Would it be possible to pull the fingerboard and notch down through the back of the neck block, behind the dove tail slot to make a slot for the rod to come straight up with the neck? You would have to glue in a filler if you replace the neck with that truss rod but it would have the added benefit of giving you some room for the rod to tilt as you recut the heel.

Ned
Somewhere in my murky past I've hit this issue but I really can't remember what the guitar was - not a Gibson and not once I'd learned more about instrument repair (electronics is my forte') - but I remember pulling it through from within the instrument once I got a really good grip on it and the way I did this was to JB Weld a little "T" handle on it so that I could put my hand inside and grip it hard enough for a really strong pull while a friend held the body of the instrument. The rod would slide inside almost all the way out - enough at least to let me slide the dovetail up enough for it to come out the dovetail itself. But this is one of those instances where the instrument wasn't worth that much and it was either "this works or I trash it." And, if I remember correctly I never reassembled the guitar - and instead gave it to another repairman friend when I moved - but since this worked it could have been repaired I just had "other fish to fry" at the time (new job, move, divorce, etc.,).

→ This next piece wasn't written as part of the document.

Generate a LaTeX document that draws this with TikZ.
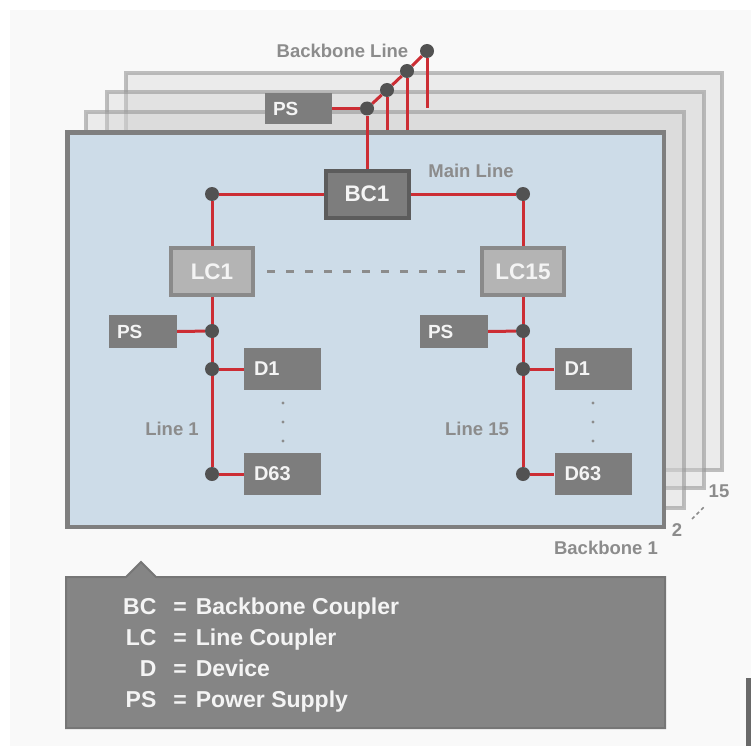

But I second the X-ray idea if you insist of finishing this yourself. Udderwise I'd find an experienced repairman who you can afford and leave the headache to those with the tools, jigs, fixtures, and experience cuz this is one of those situations where the untimate cost in your time and frustration might not be worth it unless you anticipate doing this several times in the future. Sorta like investing in a high end head milling machine when you're only going to rebuild one auto engine in your life.

Rob
If this indeed a truss rod with a nut on both ends, other than some rust or a little spot of glue it should come out. Having a nut on both ends, I assume theres no anchor. 1st, with the inside nut off, turn the outer nut clockwise to see if the rod itself will turn or come towards the tuners.If it does, you could drill and tap a small piece of rod and tread it onto the trussrod and pull it out. If theres room in the pocket.
Just wondering how you solved your problem.